Raw data:
--------------------------------------------------

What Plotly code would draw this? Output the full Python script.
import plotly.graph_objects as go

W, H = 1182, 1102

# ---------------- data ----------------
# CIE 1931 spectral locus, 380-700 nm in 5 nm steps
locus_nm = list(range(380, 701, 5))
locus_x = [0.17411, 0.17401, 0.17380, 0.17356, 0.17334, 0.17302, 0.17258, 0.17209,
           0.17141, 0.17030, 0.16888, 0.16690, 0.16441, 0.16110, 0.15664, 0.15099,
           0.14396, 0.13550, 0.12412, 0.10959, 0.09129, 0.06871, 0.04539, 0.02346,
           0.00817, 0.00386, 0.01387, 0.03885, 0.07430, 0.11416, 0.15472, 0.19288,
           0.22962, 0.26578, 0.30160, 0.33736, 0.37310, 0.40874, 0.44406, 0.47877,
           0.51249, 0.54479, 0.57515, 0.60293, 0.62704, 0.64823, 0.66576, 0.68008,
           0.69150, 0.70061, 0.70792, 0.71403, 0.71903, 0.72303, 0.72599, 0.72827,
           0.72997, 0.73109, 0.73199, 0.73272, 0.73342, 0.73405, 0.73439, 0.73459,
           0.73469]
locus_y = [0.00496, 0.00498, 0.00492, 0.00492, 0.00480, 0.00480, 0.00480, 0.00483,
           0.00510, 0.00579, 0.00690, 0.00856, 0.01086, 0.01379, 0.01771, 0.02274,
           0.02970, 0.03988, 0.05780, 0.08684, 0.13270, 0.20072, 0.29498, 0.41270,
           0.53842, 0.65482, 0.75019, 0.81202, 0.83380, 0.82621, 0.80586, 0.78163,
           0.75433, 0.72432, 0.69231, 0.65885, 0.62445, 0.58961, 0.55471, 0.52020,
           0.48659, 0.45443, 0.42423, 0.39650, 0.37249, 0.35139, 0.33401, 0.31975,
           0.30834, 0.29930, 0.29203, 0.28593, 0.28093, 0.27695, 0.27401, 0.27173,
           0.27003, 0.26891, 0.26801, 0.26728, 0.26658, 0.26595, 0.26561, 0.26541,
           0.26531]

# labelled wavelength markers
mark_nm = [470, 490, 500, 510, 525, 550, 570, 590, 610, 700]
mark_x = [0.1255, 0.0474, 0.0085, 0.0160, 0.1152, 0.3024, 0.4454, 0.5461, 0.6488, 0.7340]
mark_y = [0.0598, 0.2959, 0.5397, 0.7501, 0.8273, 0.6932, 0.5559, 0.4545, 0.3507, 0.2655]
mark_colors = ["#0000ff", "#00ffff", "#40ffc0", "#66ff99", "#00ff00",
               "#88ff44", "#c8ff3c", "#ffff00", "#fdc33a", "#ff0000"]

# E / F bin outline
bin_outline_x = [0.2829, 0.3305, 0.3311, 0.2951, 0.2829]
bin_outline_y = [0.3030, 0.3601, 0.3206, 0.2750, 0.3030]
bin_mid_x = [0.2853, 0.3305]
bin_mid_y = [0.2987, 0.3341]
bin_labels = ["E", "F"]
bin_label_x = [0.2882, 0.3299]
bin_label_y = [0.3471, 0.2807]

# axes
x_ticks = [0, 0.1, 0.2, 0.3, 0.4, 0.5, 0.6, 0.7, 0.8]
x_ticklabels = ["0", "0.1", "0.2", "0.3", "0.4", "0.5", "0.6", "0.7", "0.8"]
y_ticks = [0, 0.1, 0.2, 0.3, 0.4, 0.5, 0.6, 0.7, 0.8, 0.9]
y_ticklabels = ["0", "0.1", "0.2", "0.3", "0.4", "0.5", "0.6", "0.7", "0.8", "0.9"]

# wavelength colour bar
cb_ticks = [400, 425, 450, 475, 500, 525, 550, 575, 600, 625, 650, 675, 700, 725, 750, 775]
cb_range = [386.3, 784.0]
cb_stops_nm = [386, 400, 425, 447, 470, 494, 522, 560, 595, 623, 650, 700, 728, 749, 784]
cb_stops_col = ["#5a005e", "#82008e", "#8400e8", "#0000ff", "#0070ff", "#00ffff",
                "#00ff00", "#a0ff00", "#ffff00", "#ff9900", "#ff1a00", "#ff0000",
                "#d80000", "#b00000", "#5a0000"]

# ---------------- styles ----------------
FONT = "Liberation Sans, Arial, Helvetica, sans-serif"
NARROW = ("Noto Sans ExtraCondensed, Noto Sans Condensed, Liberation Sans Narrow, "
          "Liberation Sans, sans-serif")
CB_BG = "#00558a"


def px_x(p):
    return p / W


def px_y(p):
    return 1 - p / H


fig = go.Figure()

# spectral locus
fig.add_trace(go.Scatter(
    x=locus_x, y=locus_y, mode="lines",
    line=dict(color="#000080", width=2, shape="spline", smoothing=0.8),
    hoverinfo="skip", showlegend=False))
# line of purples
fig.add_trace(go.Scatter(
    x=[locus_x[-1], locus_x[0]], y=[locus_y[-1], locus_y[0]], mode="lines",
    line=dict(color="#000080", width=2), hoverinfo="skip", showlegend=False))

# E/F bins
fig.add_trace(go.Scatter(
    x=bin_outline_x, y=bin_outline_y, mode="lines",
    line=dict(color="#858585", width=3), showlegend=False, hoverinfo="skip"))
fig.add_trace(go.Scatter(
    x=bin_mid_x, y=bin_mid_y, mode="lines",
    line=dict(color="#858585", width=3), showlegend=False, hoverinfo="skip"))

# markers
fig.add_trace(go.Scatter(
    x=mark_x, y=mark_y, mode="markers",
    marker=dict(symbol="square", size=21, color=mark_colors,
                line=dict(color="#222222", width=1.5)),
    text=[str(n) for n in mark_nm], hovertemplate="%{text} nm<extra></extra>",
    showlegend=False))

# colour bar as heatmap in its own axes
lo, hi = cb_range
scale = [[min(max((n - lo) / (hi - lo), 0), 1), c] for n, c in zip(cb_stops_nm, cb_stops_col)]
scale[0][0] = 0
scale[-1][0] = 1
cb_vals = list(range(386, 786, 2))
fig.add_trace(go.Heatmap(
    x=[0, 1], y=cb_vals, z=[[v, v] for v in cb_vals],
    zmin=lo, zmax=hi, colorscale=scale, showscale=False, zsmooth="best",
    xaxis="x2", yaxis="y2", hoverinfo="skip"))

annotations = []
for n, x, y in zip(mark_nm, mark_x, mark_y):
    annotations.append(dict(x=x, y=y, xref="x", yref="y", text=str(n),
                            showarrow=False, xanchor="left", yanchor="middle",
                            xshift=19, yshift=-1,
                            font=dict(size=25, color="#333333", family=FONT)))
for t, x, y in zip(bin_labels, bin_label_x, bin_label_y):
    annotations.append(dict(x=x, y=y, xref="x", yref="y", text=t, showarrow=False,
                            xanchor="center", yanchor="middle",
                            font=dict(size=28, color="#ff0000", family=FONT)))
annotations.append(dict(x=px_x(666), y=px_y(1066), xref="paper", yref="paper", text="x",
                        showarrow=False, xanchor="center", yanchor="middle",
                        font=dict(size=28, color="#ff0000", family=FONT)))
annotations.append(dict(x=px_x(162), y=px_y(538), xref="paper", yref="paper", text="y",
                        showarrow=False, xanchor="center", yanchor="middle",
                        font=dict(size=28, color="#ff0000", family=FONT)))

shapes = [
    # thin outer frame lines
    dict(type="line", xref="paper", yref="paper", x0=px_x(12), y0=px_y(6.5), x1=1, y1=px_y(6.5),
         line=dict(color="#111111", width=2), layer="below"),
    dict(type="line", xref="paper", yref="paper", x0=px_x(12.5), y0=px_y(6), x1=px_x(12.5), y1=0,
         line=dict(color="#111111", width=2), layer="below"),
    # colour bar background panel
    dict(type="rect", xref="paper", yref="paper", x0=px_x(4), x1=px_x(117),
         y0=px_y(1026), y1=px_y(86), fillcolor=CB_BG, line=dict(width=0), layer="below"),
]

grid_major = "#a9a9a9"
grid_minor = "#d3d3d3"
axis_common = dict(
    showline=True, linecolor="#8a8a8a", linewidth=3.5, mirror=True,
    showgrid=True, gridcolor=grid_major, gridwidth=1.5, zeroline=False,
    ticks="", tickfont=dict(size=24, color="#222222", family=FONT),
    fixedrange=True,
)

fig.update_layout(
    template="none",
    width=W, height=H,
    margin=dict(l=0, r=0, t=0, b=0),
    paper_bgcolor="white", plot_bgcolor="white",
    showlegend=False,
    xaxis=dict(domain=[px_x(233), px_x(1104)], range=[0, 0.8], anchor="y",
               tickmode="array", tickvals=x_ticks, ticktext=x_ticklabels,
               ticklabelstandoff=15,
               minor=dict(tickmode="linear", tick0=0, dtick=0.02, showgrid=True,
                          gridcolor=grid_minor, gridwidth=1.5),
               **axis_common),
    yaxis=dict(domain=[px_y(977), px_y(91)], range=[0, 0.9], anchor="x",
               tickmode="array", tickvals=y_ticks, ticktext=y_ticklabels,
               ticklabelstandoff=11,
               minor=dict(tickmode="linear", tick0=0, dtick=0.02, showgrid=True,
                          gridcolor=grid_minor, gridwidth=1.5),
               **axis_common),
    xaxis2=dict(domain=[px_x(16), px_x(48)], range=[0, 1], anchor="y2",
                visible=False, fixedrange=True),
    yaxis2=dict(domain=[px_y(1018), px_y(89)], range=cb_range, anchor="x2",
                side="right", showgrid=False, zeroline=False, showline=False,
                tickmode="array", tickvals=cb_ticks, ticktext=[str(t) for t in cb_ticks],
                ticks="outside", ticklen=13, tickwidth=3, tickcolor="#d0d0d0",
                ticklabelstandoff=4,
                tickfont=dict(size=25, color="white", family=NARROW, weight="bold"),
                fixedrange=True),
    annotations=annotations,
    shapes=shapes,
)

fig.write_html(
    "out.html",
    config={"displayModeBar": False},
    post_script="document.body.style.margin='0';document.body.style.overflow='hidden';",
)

--------------------------------------------------

Quote the listing above from its first line to the line with "W, H = 1182, 1102", inclusive, and add nothing.

Solution for this exercise:
What Plotly code would draw this? Output the full Python script.
import plotly.graph_objects as go

W, H = 1182, 1102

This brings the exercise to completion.